This Texas Tribune article “Where $507 Milliion in Texas Enterprise Funds Went” received only two comments. Is it because we feel hopeless that anything can be done about the state of capitalism we call “crony capitalism”?
Here’s another question, based on this section of Vernon’s Civil Statutes:
How much tax per Texas household should the Legislature levy to host either of the following conventions in 2020 at “Cowboys Stadium” or, specifically, AT&T Stadium in Arlington?
Please write in the dollar amount below which you would support for each convention. Choices:
$100 $50 $25 $10 $5 $1 $0
Democratic Party __________ Republican Party __________
If you chose $0, you’re with us — fed up with America’s duopoly!
Republicans co-opt government as fast as Democrats can grow it.
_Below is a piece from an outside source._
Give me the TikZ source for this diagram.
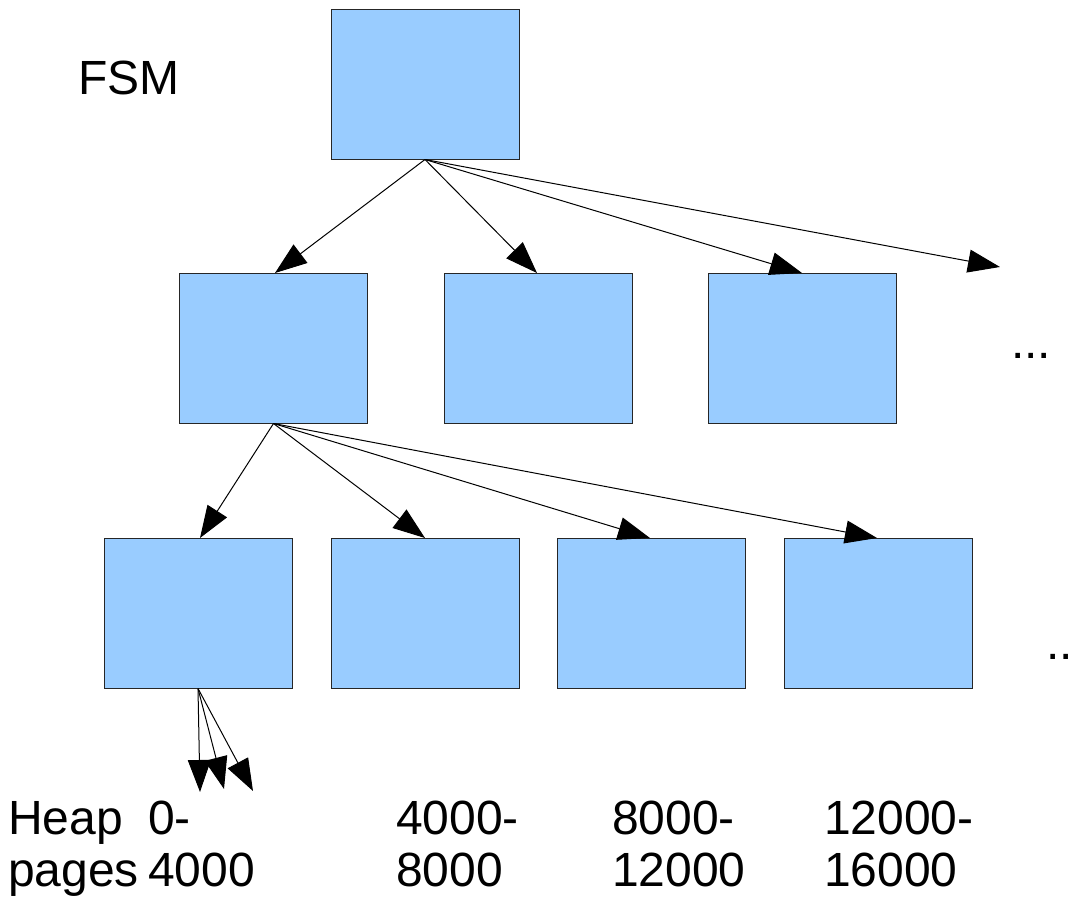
\documentclass[tikz,border=0pt]{standalone}
\usepackage{fontspec}
\setmainfont{Liberation Sans}
\usetikzlibrary{arrows.meta}
\definecolor{boxblue}{HTML}{99CCFF}
\begin{document}
\begin{tikzpicture}[x=1pt,y=-1pt,
  blk/.style={draw=black!85,line width=1pt,fill=boxblue,minimum width=188pt,minimum height=150pt,inner sep=0pt},
  arr/.style={line width=1pt,-{Triangle[length=32pt,width=23pt]}},
  lbl/.style={anchor=base west,inner sep=0pt,font=\fontsize{48}{52}\selectfont,align=left}]
\useasboundingbox (0,0) rectangle (1074,897);
% boxes
\node[blk] (t) at (425,84) {};
\node[blk] (m1) at (273.5,348) {};
\node[blk] (m2) at (538,348) {};
\node[blk] (m3) at (802.5,348) {};
\node[blk] (b1) at (198,613) {};
\node[blk] (b2) at (425,613) {};
\node[blk] (b3) at (651.5,613) {};
\node[blk] (b4) at (878,613) {};
% arrow tips
\coordinate (p1) at (275,273);
\coordinate (p2) at (537,273);
\coordinate (p3) at (802,273);
\coordinate (p4) at (1000,267);
\coordinate (q1) at (200,538);
\coordinate (q2) at (425,538);
\coordinate (q3) at (650,538);
\coordinate (q4) at (877,538);
\coordinate (r1) at (200,792);
\coordinate (r2) at (224,789);
\coordinate (r3) at (253,791);
\foreach \p in {p1,p2,p3,p4} \draw[arr] (t.south) -- (\p);
\foreach \p in {q1,q2,q3,q4} \draw[arr] (m1.south) -- (\p);
\foreach \p in {r1,r2,r3} \draw[arr] (b1.south) -- (\p);
% labels
\node[lbl] (fsm) at (78,94) {FSM};
\node[lbl] (heap) at (8,834) {Heap};
\node[lbl] (pages) at (8,886) {pages};
\node[lbl] (l1a) at (148,834) {0-};
\node[lbl] (l1b) at (148,886) {4000};
\node[lbl] (l2a) at (396,834) {4000-};
\node[lbl] (l2b) at (396,886) {8000};
\node[lbl] (l3a) at (612,834) {8000-};
\node[lbl] (l3b) at (612,886) {12000};
\node[lbl] (l4a) at (824,834) {12000-};
\node[lbl] (l4b) at (824,886) {16000};
\node[lbl] (d1) at (1011,358) {...};
\node[lbl] (d2) at (1046,659) {...};
\end{tikzpicture}
\end{document}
Since the “Great Society 60s” Democrats have pushed programs to serve lower economic classes as vendors from the upper classes, predominantly Republican, have competed to operate them. But is this an alliance of Robinhoods and John Galts?
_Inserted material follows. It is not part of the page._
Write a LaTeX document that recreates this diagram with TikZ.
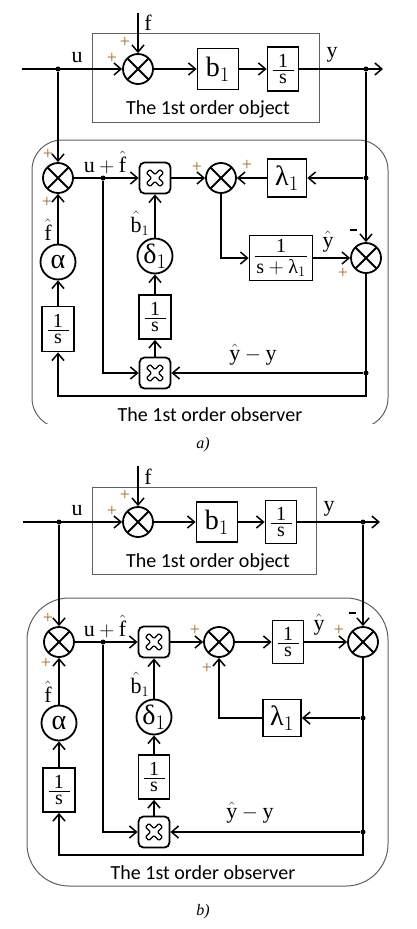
\documentclass[tikz,border=0pt]{standalone}
\usepackage{amsmath}
\usepackage{fontspec}
\setmainfont{Liberation Serif}
\newfontfamily\capfont{Carlito}
\usepackage{tikz}
\usetikzlibrary{arrows.meta}
\definecolor{signc}{RGB}{165,105,30}
\definecolor{framec}{RGB}{95,95,95}
\newcommand{\vfrac}[3]{\vbox{\hbox to #1{\hfil#2\hfil}\kern3pt\hrule height 1pt\kern3pt\hbox to #1{\hfil#3\hfil}}}

\begin{document}
\begin{tikzpicture}[
    x=1pt, y=-1pt, line width=1.8pt,
    lbl/.style  ={font=\fontsize{22}{24}\selectfont, inner sep=0pt, anchor=base},
    sgn/.style  ={text=signc, font=\fontsize{18}{20}\selectfont, inner sep=0pt},
    title/.style={font=\capfont\fontsize{20}{22}\selectfont, inner sep=0pt},
    frame/.style={draw=framec, line width=1pt},
    blk/.style  ={draw, inner sep=0pt, font=\fontsize{28}{30}\selectfont},
    frac/.style ={draw, inner sep=0pt, font=\fontsize{20}{22}\selectfont},
    gain/.style ={draw, circle, minimum size=35pt, inner sep=0pt, font=\fontsize{28}{30}\selectfont},
    sumj/.style ={draw, circle, minimum size=30pt, inner sep=0pt,
                  path picture={\draw (path picture bounding box.north west) -- (path picture bounding box.south east)
                                      (path picture bounding box.north east) -- (path picture bounding box.south west);}},
    mult/.style ={draw, rounded corners=5pt, minimum size=31pt, inner sep=0pt,
                  path picture={\draw[line width=1.3pt, rounded corners=1pt, shift={(path picture bounding box.center)}]
                                (-4.95,8.49) -- (-8.49,4.95) -- (-3.54,0) -- (-8.49,-4.95) -- (-4.95,-8.49) -- (0,-3.54)
                                -- (4.95,-8.49) -- (8.49,-4.95) -- (3.54,0) -- (8.49,4.95) -- (4.95,8.49) -- (0,3.54) -- cycle;}},
    dotn/.style ={circle, fill, inner sep=0pt, minimum size=5pt},
    arr/.style  ={-{Straight Barb[length=7pt,width=12pt,line width=1.5pt]}},
  ]
  \useasboundingbox (0,0) rectangle (417,929);
  \def\ones{\vfrac{21pt}{1}{s}}
  \def\minus{\rule[4pt]{7pt}{1.8pt}}

  % ---- a) the 1st order object ----
  \draw[frame] (92,33) rectangle (319,122);
  \node[title] (objA) at (208,109) {The 1st order object};
  \node[sumj] (sA) at (138,69) {};
  \node[blk, minimum width=41pt, minimum height=41pt] (bA) at (218,69) {$\mathrm{b}_1$};
  \node[frac, minimum width=31pt, minimum height=44pt] (isA) at (283,69) {\ones};
  \coordinate (uinA) at (22,69);
  \coordinate (youtA) at (383,69);
  \coordinate (fA) at (138,13);
  \node[dotn] (udA) at (58,69) {};
  \node[dotn] (ydA) at (366,69) {};
  \draw[arr] (uinA) -- (sA);
  \draw[arr] (fA) -- (sA);
  \draw[arr] (sA) -- (bA);
  \draw[arr] (bA) -- (isA);
  \draw[arr] (isA) -- (youtA);
  \node[lbl] (uA) at (77,62) {u};
  \node[lbl] (yA) at (332,57) {y};
  \node[lbl] (fLA) at (148,30) {f};
  \node[sgn] at (125,42) {+};
  \node[sgn] at (112,58) {+};

  % ---- a) the 1st order observer ----
  \begin{scope}
    \clip (0,130) rectangle (417,423);
    \draw[frame, rounded corners=30pt] (32,140) rectangle (388,428);
  \end{scope}
  \node[title] (obsA) at (210,415) {The 1st order observer};
  \node[sumj] (o1A) at (58,178) {};
  \node[dotn] (d3A) at (103,178) {};
  \node[mult] (m1A) at (155,178) {};
  \node[sumj] (o2A) at (221,178) {};
  \node[blk, minimum width=39pt, minimum height=38pt] (lamA) at (287,178) {λ$_1$};
  \node[dotn] (d1A) at (366,178) {};
  \node[frac, minimum width=63pt, minimum height=45pt] (rbA) at (281,258) {\vfrac{52pt}{1}{$\mathrm{s}+\mbox{λ}_1$}};
  \node[sumj] (o3A) at (366,258) {};
  \node[gain] (alA) at (58,262) {α};
  \node[gain] (deA) at (155,256) {δ$_1$};
  \node[frac, minimum width=32pt, minimum height=45pt] (l1sA) at (58,329) {\ones};
  \node[frac, minimum width=32pt, minimum height=44pt] (c1sA) at (155,317) {\ones};
  \node[mult] (m2A) at (155,373) {};
  \node[dotn] (d2A) at (366,373) {};
  \coordinate (cbA) at (366,396);
  \draw[arr] (udA) -- (o1A);
  \draw[arr] (o1A) -- (m1A);
  \draw[arr] (m1A) -- (o2A);
  \draw[arr] (lamA) -- (o2A);
  \draw[arr] (d1A) -- (lamA);
  \draw[arr] (ydA) -- (o3A);
  \draw[arr] (o2A) |- (rbA);
  \draw[arr] (rbA) -- (o3A);
  \draw[arr] (o3A) -- (cbA) -| (l1sA);
  \draw[arr] (l1sA) -- (alA);
  \draw[arr] (alA) -- (o1A);
  \draw[arr] (d3A) |- (m2A);
  \draw[arr] (d2A) -- (m2A);
  \draw[arr] (m2A) -- (c1sA);
  \draw[arr] (c1sA) -- (deA);
  \draw[arr] (deA) -- (m1A);
  \node[lbl] at (105,172) {$\mathrm{u}+\hat{\mathrm{f}}$};
  \node[lbl] at (48,240) {$\hat{\mathrm{f}}$};
  \node[lbl] at (140,232) {$\hat{\mathrm{b}}_1$};
  \node[lbl] at (328,247) {$\hat{\mathrm{y}}$};
  \node[lbl] at (253,360) {$\hat{\mathrm{y}}-\mathrm{y}$};
  \node[sgn] at (48,154) {+};
  \node[sgn] at (47,202) {+};
  \node[sgn] at (197,167) {+};
  \node[sgn] at (247,165) {+};
  \node[sgn, text=black] at (353,232) {\minus};
  \node[sgn] at (343,273) {+};
  \node[font=\itshape\fontsize{16}{18}\selectfont] (capA) at (203,445) {a)};

  % ---- b) the 1st order object ----
  \draw[frame] (92,487) rectangle (316,574);
  \node[title] (objB) at (208,562) {The 1st order object};
  \node[sumj] (sB) at (138,522) {};
  \node[blk, minimum width=41pt, minimum height=40pt] (bB) at (217,522) {$\mathrm{b}_1$};
  \node[frac, minimum width=31pt, minimum height=43pt] (isB) at (281,522) {\ones};
  \coordinate (uinB) at (23,522);
  \coordinate (youtB) at (380,522);
  \coordinate (fB) at (138,466);
  \node[dotn] (udB) at (59,522) {};
  \node[dotn] (ydB) at (363,522) {};
  \draw[arr] (uinB) -- (sB);
  \draw[arr] (fB) -- (sB);
  \draw[arr] (sB) -- (bB);
  \draw[arr] (bB) -- (isB);
  \draw[arr] (isB) -- (youtB);
  \node[lbl] (uB) at (77,515) {u};
  \node[lbl] (yB) at (329,511) {y};
  \node[lbl] (fLB) at (148,484) {f};
  \node[sgn] at (125,495) {+};
  \node[sgn] at (112,511) {+};

  % ---- b) the 1st order observer ----
  \draw[frame, rounded corners=42pt] (27,598) rectangle (388,886);
  \node[title] (obsB) at (203,873) {The 1st order observer};
  \node[sumj] (o1B) at (59,642) {};
  \node[dotn] (d3B) at (103,642) {};
  \node[mult] (m1B) at (154,642) {};
  \node[sumj] (o2B) at (219,642) {};
  \node[frac, minimum width=31pt, minimum height=43pt] (isoB) at (288,642) {\ones};
  \node[sumj] (o3B) at (363,642) {};
  \node[blk, minimum width=38pt, minimum height=37pt] (lamB) at (282,718) {λ$_1$};
  \node[dotn] (d1B) at (363,718) {};
  \node[gain] (alB) at (59,723) {α};
  \node[gain] (deB) at (154,717) {δ$_1$};
  \node[frac, minimum width=32pt, minimum height=44pt] (l1sB) at (59,790) {\ones};
  \node[frac, minimum width=31pt, minimum height=44pt] (c1sB) at (154,777) {\ones};
  \node[mult] (m2B) at (154,832) {};
  \node[dotn] (d2B) at (363,832) {};
  \coordinate (cbB) at (363,855);
  \draw[arr] (udB) -- (o1B);
  \draw[arr] (o1B) -- (m1B);
  \draw[arr] (m1B) -- (o2B);
  \draw[arr] (o2B) -- (isoB);
  \draw[arr] (isoB) -- (o3B);
  \draw[arr] (ydB) -- (o3B);
  \draw[arr] (o3B) -- (cbB) -| (l1sB);
  \draw[arr] (d1B) -- (lamB);
  \draw[arr] (lamB) -| (o2B);
  \draw[arr] (l1sB) -- (alB);
  \draw[arr] (alB) -- (o1B);
  \draw[arr] (d3B) |- (m2B);
  \draw[arr] (d2B) -- (m2B);
  \draw[arr] (m2B) -- (c1sB);
  \draw[arr] (c1sB) -- (deB);
  \draw[arr] (deB) -- (m1B);
  \node[lbl] at (105,636) {$\mathrm{u}+\hat{\mathrm{f}}$};
  \node[lbl] at (48,702) {$\hat{\mathrm{f}}$};
  \node[lbl] at (140,693) {$\hat{\mathrm{b}}_1$};
  \node[lbl] at (319,630) {$\hat{\mathrm{y}}$};
  \node[lbl] at (250,818) {$\hat{\mathrm{y}}-\mathrm{y}$};
  \node[sgn] at (48,618) {+};
  \node[sgn] at (46,663) {+};
  \node[sgn] at (195,630) {+};
  \node[sgn] at (207,668) {+};
  \node[sgn] at (339,630) {+};
  \node[sgn, text=black] at (352,615) {\minus};
  \node[font=\itshape\fontsize{16}{18}\selectfont] (capB) at (203,912) {b)};
\end{tikzpicture}
\end{document}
Politicians take credit for helping the poor as big money gets more money – government money! Perhaps nowhere is this ubiquitous and insidious alliance better illustrated than with government subsidies to private corporations, doled out beneath the rationale of job creation? Think “Texas Enterprise Fund.”
The Great Economics Divide among Republicans who now dominate Texas government is between free market true believers and crony capitalists. In the 85st Regular Session, legislative agents of cronyism were just fine with letting true believer Senator Konni Burton’s bill to abolish the Texas Enterprise Fund die in committee without a hearing (See SB393).
TEF operations are a long way from the free enterprise wonders described by the late economist Milton Friedman. TEF underwrites crony capitalism. It does not harness the power of free markets – where decisions are based on the demand for goods and services and capital allocated accordingly – to achieve worthwhile social ends. It instead promotes lobbying and subsidy allocations based on political clout, while being insufficiently structured to promote merit-based capital formation for laudable quasi-public projects like Clean Energy.
It’s bad enough when markets are maligned because of concentrations of wealth. It’s outrageous when wealth concentration is subsidized and pressing societal problems are neglected due to government intervention. Should we be subsidizing car racing at a time when Texans are experiencing water shortages?
All jobs are not good jobs. Forget about how much they pay! What if the jobs created are not just created at the expense of other jobs, but are actually detrimental to society? When political “might is right” in lobbying for economic subsidies, then this becomes an inevitable result — “big money over the little guys” and more citizens less able to “vote” with their dollars, as consumers.
Public-Private Partnerships (PPPs) might be justified when a public good, say Texas’ Electric Grid, requires a rapid mobilization of assets to meet a vital demand – prerequisite being government transparency and clear accounting from private companies. But since its inception in 2004 do the operations of TEF pass that test?